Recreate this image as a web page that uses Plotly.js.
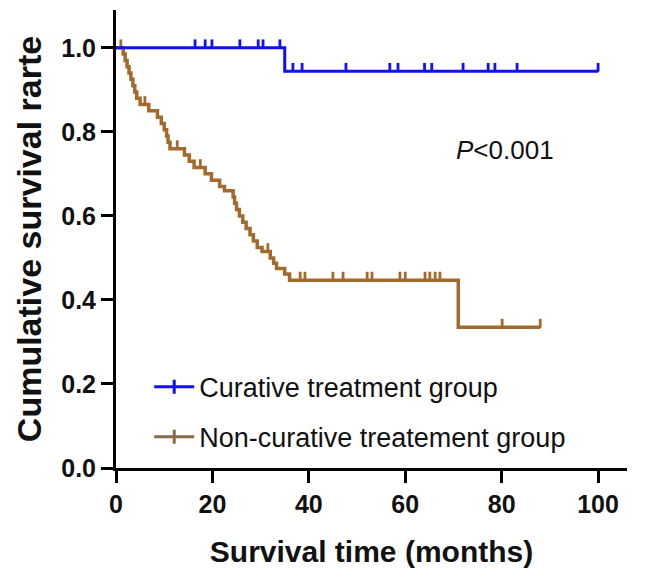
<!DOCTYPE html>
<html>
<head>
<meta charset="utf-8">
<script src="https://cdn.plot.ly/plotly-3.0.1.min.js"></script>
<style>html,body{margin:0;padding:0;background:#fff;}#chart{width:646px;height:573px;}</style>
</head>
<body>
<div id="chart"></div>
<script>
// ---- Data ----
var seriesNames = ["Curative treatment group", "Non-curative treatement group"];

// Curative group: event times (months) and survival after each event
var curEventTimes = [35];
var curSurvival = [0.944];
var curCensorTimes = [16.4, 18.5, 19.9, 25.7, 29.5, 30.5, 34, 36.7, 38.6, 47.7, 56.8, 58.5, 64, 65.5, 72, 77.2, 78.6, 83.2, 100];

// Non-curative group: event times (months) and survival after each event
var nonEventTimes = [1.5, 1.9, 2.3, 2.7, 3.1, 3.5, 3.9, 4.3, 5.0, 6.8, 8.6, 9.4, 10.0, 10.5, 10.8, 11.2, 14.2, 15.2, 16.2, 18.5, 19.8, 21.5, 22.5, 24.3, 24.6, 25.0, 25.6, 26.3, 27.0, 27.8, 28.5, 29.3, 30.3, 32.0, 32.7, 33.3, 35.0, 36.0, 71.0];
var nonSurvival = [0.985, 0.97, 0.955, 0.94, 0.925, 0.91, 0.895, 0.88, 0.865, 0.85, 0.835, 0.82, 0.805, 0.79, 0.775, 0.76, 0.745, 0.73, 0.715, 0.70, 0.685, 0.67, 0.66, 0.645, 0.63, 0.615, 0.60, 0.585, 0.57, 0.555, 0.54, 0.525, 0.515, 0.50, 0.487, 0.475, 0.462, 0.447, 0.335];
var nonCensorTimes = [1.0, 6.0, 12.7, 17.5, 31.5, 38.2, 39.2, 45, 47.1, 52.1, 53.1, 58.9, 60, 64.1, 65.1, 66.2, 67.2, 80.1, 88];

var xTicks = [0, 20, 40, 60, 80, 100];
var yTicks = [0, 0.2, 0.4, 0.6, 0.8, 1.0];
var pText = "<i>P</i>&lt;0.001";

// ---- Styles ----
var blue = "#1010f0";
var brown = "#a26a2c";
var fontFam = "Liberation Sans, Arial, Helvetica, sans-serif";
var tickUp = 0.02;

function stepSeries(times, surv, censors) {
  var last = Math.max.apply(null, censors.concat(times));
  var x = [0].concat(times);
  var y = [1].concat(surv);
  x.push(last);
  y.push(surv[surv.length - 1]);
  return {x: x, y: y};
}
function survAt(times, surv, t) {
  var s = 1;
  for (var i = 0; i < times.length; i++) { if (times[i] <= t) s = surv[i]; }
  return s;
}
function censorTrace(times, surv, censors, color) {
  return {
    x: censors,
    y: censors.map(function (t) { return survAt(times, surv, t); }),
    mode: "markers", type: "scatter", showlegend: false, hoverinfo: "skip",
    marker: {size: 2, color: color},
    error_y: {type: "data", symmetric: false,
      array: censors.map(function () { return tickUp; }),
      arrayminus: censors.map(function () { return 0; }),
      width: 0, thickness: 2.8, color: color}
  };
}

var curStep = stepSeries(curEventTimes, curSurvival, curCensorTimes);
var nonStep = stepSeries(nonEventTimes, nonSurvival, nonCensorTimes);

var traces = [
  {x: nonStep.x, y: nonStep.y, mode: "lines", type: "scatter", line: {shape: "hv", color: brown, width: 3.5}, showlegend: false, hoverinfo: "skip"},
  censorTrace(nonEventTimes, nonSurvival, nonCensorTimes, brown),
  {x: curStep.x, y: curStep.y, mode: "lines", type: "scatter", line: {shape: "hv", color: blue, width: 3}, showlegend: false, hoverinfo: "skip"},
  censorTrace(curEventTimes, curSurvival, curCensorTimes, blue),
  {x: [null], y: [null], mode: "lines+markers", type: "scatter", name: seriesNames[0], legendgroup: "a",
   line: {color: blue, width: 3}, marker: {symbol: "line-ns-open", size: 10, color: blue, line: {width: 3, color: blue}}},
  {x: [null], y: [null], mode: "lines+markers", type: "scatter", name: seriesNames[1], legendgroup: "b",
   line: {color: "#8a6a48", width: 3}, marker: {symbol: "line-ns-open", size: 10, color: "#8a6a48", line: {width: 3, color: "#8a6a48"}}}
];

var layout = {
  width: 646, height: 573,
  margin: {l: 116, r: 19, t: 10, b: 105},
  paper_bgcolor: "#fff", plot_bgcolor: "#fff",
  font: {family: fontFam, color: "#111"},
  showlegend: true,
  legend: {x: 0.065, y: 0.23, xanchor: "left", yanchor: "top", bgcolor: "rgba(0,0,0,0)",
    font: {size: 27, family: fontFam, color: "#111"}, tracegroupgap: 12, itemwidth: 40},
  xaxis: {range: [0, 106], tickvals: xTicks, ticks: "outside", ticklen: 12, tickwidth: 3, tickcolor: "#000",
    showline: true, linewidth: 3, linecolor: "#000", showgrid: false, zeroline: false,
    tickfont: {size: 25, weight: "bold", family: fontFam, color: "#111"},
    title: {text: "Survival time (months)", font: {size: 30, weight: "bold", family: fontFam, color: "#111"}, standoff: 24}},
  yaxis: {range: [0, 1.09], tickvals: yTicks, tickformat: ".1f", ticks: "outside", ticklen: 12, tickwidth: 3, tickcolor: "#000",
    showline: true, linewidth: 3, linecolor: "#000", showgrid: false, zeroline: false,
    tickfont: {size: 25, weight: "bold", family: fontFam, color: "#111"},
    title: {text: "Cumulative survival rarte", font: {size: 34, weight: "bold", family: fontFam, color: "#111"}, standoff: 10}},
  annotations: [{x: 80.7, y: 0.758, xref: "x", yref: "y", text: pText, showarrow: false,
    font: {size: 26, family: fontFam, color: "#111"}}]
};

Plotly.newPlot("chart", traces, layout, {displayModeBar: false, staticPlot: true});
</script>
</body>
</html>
---
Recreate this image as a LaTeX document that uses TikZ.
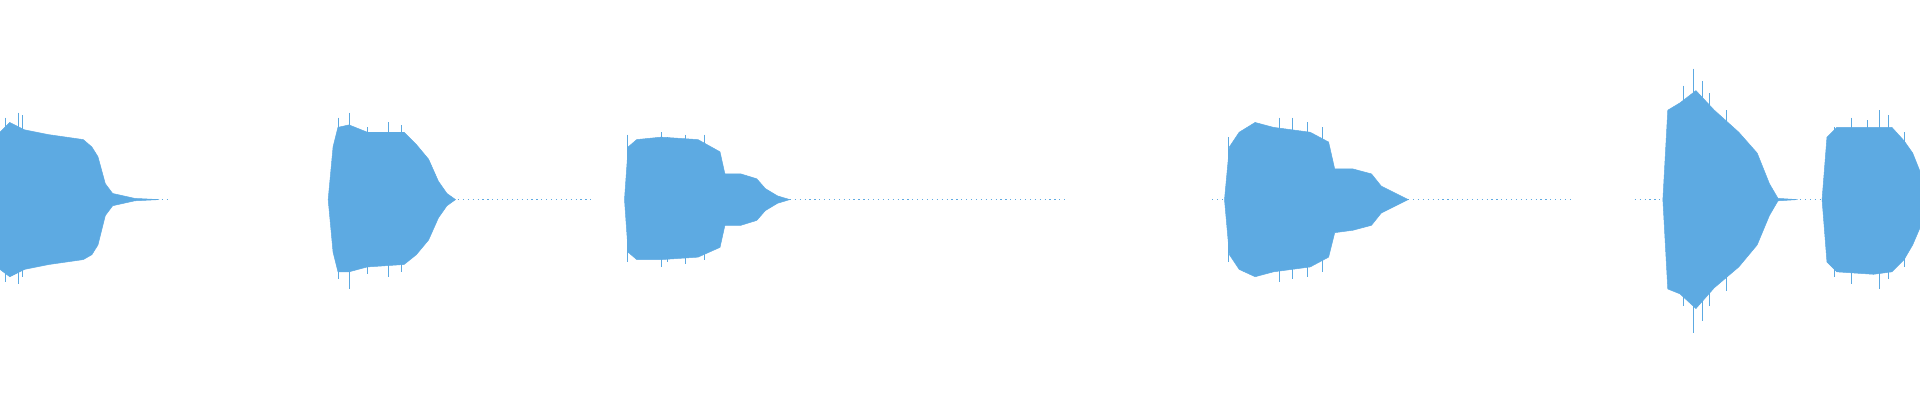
---
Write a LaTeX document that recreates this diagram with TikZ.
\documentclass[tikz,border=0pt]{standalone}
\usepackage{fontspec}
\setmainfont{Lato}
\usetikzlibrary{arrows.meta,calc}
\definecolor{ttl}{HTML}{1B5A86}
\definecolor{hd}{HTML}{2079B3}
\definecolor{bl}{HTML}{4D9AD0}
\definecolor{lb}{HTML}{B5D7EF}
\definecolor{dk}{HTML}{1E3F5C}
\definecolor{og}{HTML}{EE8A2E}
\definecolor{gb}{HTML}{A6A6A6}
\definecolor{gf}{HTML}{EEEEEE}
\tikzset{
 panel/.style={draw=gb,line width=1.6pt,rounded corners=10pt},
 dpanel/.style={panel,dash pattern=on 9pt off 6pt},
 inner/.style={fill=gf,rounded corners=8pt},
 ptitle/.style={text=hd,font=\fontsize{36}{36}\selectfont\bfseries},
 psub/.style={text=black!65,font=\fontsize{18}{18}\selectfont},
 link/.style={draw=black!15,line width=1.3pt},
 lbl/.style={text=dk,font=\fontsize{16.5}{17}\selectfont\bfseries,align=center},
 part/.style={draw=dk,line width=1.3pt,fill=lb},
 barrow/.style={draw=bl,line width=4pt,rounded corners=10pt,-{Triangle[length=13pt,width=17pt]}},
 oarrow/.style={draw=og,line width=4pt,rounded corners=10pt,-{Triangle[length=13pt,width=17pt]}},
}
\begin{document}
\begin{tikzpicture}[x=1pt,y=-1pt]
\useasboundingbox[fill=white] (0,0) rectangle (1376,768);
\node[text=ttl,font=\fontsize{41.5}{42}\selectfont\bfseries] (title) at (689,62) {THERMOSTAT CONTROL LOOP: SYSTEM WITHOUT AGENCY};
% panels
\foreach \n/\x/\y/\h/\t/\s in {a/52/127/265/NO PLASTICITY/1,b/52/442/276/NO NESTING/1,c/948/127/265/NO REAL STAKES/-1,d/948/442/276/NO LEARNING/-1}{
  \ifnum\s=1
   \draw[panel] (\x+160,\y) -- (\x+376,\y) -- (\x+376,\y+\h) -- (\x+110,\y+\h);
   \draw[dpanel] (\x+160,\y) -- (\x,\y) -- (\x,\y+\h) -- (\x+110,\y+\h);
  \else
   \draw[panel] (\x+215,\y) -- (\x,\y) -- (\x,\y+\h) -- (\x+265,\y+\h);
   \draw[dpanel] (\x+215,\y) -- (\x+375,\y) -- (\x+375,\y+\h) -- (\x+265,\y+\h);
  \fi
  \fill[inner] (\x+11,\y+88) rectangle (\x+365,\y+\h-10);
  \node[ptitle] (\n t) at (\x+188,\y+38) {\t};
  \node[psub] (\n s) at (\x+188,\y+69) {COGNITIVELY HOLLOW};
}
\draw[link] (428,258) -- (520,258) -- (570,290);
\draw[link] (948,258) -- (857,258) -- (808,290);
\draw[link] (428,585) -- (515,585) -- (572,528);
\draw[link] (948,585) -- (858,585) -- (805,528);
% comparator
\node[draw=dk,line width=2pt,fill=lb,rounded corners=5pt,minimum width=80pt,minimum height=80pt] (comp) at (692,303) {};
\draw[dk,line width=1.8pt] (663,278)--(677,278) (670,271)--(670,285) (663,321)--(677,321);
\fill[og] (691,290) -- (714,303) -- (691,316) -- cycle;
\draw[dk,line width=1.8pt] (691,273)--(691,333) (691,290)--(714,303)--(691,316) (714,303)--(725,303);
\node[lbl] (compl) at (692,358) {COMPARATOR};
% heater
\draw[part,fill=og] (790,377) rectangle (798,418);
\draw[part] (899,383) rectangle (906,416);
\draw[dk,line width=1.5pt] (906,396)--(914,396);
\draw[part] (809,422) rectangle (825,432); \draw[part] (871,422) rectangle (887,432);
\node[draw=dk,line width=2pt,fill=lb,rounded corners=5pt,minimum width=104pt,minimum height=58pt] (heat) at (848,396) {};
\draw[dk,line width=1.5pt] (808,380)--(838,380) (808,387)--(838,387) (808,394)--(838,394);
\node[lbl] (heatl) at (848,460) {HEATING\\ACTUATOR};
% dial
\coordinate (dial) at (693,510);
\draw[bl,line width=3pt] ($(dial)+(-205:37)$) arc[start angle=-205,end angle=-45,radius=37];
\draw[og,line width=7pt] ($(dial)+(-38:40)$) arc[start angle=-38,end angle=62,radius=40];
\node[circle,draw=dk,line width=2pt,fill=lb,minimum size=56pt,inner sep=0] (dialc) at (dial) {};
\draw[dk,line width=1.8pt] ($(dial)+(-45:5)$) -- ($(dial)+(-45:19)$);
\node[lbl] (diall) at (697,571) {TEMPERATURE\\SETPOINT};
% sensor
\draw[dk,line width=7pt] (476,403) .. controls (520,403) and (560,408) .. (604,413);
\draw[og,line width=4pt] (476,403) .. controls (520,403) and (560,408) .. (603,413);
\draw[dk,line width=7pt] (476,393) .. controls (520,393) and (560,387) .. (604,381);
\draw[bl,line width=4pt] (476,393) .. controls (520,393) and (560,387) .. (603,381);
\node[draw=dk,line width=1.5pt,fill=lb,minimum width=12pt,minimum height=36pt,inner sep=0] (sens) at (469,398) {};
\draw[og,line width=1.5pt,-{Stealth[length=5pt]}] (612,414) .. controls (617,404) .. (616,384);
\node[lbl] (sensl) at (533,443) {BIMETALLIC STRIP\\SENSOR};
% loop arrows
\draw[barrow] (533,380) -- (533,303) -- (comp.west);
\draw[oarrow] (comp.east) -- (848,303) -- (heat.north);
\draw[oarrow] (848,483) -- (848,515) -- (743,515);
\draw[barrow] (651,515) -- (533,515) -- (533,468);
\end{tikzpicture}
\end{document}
---
# Your goal
Using the listing above, list every line in which the string "image" occurs.

# Finished answer
Recreate this image as a web page that uses Plotly.js.
Recreate this image as a LaTeX document that uses TikZ.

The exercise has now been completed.